▶ Goal
Skip the pictures, please, and write out exactly the lines from the opening of the data through the line containing "plt.rcParams['font.family'] = ['Liberation".

▶ Collected material

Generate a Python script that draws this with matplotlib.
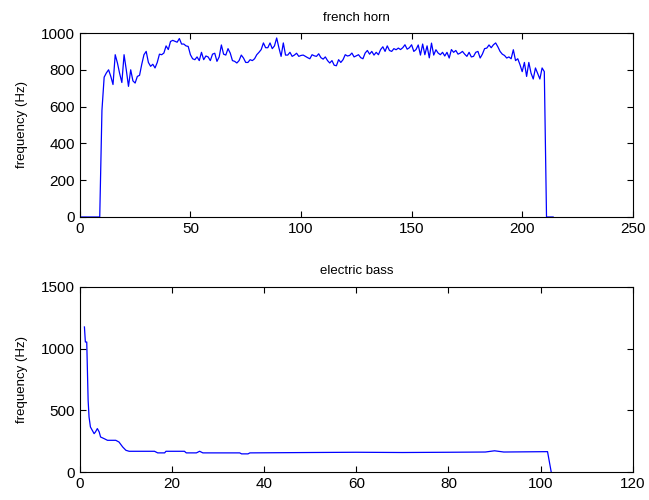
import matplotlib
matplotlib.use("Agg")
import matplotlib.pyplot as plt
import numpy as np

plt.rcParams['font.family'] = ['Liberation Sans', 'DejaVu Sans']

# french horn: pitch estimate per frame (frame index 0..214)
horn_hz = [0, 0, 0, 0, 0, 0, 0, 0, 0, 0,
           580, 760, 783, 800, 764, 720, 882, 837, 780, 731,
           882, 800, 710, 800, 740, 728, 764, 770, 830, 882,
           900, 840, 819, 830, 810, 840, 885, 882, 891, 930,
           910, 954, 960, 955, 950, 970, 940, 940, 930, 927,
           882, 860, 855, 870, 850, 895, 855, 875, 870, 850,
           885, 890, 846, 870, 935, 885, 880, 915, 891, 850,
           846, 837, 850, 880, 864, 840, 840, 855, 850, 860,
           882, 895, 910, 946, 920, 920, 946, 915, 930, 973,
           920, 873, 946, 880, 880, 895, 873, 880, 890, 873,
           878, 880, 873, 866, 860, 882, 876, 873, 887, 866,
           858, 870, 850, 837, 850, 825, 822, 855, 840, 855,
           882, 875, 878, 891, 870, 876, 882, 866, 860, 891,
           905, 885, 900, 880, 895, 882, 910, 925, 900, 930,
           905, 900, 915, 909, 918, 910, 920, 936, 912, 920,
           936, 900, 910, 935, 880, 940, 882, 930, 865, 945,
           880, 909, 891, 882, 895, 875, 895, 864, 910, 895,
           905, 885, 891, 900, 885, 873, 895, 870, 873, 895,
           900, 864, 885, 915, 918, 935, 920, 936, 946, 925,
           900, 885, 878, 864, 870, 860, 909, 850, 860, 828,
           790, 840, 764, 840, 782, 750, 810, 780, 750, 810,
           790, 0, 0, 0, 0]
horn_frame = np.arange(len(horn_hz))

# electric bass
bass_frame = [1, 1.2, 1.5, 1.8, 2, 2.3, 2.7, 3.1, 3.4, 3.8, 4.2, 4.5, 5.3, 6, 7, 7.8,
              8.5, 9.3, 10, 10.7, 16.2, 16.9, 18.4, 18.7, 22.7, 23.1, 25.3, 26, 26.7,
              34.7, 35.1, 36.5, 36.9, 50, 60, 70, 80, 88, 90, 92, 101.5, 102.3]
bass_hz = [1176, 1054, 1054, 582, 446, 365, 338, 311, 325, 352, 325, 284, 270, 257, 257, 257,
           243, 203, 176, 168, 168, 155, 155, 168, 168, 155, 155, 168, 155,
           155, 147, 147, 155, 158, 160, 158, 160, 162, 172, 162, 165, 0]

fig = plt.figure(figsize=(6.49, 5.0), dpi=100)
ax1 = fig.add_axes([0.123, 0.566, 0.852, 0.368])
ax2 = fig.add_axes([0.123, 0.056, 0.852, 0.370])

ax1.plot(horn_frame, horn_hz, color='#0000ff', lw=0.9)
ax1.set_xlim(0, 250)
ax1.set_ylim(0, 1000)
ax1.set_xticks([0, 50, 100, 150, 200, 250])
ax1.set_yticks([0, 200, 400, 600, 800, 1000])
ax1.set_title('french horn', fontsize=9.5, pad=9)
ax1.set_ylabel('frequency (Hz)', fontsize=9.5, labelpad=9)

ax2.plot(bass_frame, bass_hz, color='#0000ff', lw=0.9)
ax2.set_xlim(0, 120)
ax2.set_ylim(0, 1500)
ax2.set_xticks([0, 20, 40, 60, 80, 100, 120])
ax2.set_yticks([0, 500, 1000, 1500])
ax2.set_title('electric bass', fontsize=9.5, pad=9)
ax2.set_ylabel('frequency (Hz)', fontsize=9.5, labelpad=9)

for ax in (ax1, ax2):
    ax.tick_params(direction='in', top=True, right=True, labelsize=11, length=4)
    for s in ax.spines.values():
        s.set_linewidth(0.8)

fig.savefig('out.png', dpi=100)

▶ The response
Generate a Python script that draws this with matplotlib.
import matplotlib
matplotlib.use("Agg")
import matplotlib.pyplot as plt
import numpy as np

plt.rcParams['font.family'] = ['Liberation Sans', 'DejaVu Sans']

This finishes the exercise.